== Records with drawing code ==
▬▬▬▬▬▬

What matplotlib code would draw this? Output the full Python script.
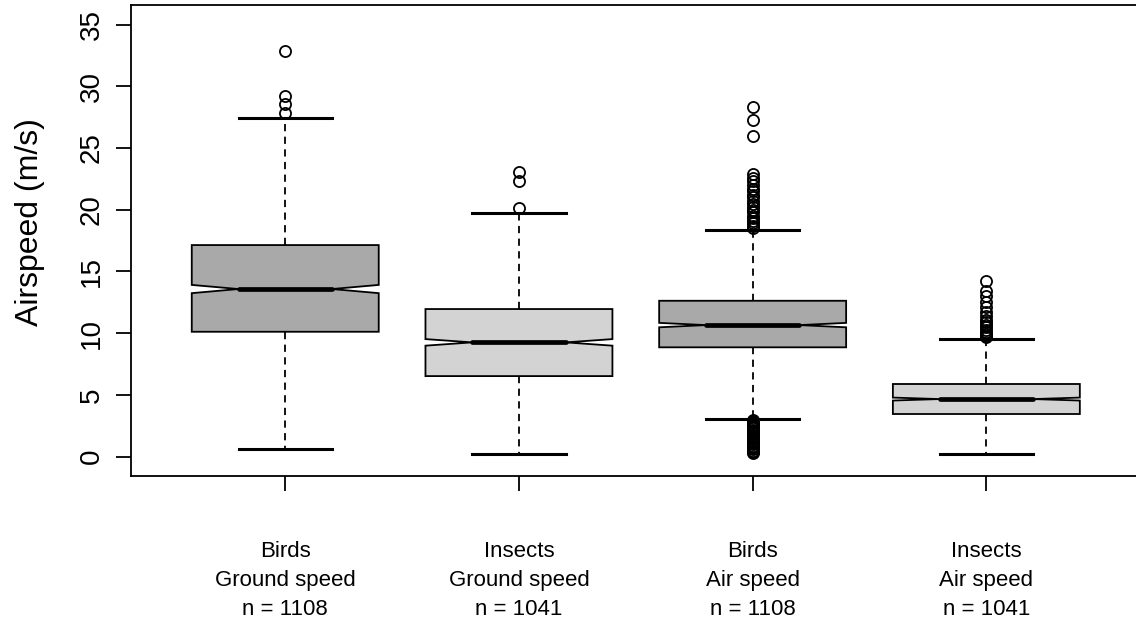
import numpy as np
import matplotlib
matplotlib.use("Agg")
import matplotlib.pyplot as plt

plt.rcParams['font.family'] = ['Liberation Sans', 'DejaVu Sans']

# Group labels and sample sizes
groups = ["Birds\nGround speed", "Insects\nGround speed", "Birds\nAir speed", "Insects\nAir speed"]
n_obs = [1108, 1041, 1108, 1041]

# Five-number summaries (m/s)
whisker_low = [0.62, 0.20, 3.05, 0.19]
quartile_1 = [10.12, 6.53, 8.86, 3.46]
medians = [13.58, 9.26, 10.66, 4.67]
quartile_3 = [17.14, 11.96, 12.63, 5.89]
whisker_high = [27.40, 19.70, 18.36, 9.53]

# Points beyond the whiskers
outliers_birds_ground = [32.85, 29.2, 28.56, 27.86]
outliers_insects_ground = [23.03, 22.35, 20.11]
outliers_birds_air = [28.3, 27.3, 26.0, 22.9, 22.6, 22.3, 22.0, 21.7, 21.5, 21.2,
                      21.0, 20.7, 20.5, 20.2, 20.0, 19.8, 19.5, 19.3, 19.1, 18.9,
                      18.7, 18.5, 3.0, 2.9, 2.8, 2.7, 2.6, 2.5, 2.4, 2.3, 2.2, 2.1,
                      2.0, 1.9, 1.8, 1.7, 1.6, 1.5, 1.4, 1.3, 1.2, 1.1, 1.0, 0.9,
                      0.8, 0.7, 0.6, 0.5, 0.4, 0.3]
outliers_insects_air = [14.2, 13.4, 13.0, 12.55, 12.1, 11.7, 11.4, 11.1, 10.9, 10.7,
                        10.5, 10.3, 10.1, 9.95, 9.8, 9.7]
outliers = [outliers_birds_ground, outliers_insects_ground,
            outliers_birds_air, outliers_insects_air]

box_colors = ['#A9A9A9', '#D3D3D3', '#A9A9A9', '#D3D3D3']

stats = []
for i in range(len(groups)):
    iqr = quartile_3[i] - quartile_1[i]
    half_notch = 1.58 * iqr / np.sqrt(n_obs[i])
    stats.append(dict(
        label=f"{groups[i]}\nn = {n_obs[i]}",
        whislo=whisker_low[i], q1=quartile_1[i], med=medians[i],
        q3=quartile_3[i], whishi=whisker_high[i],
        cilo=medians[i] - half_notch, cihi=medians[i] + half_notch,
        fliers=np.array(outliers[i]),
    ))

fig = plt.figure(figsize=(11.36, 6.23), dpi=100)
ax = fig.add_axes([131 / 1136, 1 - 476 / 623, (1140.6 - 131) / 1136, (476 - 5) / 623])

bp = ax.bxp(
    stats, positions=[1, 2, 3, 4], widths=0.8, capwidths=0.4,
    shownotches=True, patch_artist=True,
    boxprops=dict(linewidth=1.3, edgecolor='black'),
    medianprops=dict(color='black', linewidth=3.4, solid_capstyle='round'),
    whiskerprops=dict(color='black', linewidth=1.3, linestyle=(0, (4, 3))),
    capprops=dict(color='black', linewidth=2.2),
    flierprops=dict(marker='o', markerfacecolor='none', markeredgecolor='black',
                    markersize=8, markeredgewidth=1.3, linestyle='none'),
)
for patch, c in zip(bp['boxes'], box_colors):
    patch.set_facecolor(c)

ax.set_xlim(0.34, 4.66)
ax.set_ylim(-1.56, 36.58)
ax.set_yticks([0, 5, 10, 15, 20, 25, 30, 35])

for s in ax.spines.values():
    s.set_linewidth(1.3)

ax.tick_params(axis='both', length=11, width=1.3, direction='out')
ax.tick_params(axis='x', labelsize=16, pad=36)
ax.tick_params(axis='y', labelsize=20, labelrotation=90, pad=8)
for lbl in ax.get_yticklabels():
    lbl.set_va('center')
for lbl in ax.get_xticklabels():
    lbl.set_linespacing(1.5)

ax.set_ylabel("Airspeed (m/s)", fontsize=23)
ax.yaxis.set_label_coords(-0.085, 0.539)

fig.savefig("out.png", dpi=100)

▬▬▬▬▬▬

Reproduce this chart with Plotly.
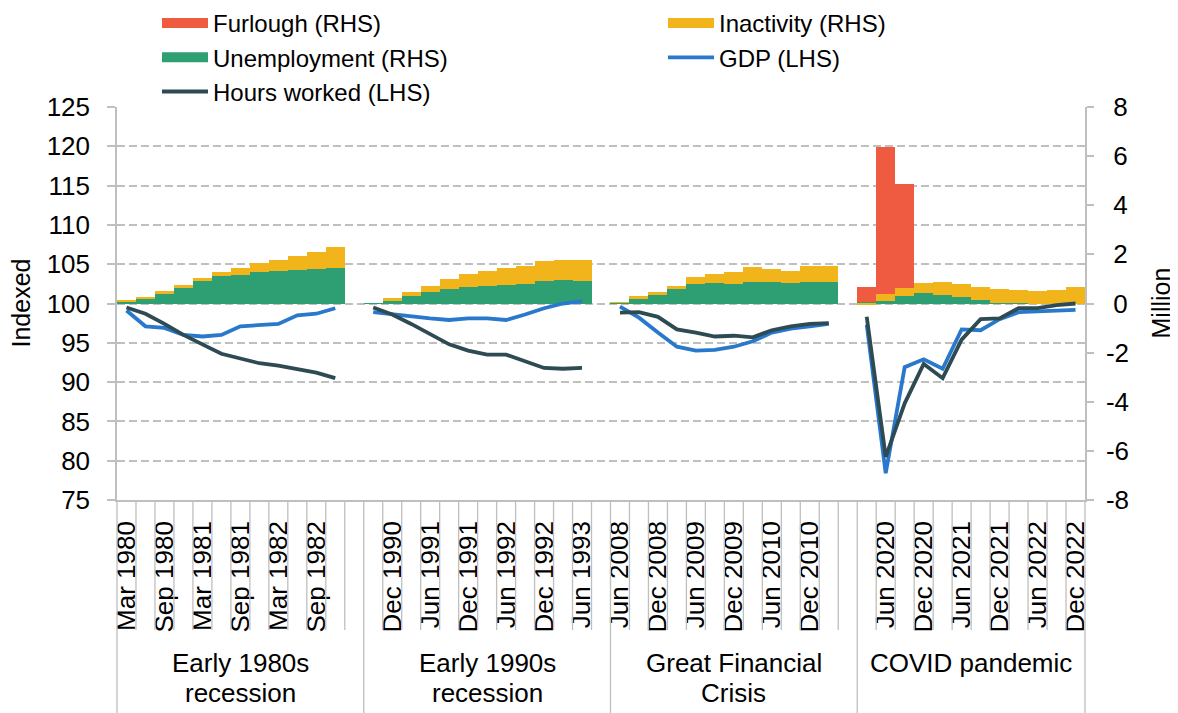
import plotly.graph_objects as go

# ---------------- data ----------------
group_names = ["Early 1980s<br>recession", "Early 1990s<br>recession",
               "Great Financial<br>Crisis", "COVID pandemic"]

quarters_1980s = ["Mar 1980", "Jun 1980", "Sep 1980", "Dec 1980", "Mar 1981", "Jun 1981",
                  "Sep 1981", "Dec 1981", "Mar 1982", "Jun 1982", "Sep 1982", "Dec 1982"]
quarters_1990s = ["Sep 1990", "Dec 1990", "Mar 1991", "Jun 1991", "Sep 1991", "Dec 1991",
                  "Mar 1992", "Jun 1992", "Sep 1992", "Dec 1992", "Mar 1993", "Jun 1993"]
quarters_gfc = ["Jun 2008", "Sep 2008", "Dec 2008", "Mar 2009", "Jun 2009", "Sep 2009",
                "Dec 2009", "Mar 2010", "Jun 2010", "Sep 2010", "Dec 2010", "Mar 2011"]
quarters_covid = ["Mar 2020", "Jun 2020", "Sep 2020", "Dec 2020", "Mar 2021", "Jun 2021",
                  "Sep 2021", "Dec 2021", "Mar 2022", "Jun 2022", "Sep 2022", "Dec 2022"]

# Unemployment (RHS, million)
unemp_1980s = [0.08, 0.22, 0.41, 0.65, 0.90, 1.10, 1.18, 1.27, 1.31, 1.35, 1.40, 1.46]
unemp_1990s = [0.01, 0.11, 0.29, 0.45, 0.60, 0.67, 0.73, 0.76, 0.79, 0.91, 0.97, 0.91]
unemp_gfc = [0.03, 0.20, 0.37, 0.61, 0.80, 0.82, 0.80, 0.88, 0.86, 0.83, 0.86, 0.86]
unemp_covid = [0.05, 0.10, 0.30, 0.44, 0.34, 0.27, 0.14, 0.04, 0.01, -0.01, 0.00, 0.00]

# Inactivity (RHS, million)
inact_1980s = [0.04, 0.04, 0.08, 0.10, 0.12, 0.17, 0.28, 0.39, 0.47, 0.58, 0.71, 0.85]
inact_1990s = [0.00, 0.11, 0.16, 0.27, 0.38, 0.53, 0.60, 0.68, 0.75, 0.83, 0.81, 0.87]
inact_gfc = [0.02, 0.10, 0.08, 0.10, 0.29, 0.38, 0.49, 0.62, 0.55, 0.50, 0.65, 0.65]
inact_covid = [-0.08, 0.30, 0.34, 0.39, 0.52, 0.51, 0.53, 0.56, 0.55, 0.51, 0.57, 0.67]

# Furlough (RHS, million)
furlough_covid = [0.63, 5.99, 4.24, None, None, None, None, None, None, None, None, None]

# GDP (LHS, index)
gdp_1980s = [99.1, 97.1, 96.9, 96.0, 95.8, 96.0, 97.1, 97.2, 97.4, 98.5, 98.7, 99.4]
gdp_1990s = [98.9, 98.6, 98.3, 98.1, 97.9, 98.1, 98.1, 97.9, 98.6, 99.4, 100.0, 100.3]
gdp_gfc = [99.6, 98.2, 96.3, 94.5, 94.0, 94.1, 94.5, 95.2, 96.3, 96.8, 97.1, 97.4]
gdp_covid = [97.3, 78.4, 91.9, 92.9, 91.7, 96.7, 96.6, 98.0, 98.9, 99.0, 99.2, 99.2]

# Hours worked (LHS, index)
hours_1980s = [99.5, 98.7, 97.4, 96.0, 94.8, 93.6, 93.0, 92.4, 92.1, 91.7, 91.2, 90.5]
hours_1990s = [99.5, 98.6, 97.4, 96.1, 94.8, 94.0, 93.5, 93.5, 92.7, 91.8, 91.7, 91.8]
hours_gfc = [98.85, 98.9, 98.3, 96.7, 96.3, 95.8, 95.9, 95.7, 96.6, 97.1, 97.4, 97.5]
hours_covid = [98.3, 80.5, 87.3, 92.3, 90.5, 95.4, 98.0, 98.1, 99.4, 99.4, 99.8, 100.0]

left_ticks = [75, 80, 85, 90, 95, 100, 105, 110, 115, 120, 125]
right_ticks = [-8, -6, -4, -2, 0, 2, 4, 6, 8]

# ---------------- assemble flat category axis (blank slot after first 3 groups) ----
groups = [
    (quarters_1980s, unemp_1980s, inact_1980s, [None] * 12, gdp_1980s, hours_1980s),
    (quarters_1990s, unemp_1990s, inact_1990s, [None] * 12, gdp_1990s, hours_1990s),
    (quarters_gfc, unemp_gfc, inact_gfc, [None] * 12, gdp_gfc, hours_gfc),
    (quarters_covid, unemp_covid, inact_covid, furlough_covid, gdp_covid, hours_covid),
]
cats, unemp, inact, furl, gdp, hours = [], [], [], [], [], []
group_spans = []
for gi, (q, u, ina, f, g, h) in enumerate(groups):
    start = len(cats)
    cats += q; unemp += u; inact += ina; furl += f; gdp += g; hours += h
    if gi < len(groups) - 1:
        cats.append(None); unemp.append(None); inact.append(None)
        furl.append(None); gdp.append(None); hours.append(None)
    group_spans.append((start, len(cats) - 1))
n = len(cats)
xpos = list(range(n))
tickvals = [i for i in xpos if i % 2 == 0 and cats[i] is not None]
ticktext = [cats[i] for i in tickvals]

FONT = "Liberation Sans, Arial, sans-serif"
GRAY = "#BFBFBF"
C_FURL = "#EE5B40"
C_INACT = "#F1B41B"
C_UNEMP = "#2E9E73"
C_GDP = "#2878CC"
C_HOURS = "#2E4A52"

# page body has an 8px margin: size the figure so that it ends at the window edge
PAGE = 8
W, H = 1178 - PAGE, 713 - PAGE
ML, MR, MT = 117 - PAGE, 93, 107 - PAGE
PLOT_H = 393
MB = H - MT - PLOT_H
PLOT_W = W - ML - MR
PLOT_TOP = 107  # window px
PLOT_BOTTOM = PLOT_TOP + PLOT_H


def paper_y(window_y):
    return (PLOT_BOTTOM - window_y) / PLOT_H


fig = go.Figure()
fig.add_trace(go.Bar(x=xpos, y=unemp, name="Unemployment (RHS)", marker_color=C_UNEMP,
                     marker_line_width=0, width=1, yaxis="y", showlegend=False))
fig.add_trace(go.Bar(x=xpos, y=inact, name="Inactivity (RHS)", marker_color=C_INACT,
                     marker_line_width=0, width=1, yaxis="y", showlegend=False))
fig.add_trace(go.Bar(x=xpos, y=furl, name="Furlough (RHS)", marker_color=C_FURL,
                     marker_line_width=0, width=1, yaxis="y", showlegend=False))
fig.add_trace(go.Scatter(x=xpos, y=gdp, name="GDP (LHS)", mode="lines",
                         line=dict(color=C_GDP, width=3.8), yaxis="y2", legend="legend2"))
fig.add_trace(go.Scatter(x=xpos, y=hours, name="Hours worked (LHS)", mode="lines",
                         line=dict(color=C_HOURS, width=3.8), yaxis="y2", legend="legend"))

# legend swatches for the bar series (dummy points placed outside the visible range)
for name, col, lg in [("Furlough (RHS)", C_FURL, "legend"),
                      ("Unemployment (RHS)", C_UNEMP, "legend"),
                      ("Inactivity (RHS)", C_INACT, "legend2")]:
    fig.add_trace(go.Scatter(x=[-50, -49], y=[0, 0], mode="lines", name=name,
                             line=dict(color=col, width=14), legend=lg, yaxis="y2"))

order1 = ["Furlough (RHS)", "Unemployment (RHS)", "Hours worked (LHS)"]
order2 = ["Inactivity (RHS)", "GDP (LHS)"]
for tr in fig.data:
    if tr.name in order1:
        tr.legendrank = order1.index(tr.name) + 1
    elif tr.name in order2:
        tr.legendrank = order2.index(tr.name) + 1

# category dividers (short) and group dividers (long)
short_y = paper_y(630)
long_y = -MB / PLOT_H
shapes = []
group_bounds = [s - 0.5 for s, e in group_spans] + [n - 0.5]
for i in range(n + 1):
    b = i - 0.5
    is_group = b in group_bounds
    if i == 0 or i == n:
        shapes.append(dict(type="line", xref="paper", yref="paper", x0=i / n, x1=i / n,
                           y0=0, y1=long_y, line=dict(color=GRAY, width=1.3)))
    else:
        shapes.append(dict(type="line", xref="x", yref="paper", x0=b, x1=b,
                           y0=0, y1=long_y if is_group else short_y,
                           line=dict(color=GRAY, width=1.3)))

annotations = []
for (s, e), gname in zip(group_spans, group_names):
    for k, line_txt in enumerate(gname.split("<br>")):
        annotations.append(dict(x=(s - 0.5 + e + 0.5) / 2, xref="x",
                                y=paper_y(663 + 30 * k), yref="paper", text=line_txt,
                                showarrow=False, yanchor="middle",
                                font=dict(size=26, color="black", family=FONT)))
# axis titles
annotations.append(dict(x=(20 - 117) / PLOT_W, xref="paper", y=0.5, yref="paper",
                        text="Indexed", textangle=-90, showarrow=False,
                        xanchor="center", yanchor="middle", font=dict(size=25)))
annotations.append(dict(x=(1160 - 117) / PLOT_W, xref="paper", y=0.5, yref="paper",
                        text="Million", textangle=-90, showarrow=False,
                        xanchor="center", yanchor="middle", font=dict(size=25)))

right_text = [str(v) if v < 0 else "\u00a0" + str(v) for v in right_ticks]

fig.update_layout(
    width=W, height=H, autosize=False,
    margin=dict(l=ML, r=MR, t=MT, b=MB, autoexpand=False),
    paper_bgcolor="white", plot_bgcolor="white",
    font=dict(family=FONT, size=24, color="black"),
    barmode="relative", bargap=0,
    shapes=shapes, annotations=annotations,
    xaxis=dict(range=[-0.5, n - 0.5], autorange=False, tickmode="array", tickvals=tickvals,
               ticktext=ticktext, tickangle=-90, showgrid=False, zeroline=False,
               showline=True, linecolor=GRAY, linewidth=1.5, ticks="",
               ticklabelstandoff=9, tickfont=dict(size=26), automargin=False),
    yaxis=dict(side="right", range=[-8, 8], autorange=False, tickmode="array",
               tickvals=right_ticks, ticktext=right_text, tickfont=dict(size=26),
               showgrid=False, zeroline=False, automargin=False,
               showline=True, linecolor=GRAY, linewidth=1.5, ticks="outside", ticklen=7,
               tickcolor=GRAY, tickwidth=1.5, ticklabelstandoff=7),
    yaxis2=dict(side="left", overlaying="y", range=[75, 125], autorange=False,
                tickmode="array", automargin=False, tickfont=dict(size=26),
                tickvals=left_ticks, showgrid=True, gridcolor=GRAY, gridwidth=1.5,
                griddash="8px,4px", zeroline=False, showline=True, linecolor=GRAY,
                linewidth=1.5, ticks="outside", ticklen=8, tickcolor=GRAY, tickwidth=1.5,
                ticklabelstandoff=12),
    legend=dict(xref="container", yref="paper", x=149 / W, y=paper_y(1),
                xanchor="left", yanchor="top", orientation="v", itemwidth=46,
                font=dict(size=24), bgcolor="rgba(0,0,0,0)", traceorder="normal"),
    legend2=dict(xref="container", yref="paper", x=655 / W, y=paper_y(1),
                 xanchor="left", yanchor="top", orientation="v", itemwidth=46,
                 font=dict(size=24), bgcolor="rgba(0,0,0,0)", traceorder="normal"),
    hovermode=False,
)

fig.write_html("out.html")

▬▬▬▬▬▬

== Instructions for the task ==
Provide the count, and nothing else, of lines in the data above where the word "matplotlib" occurs.

== Written answer ==
4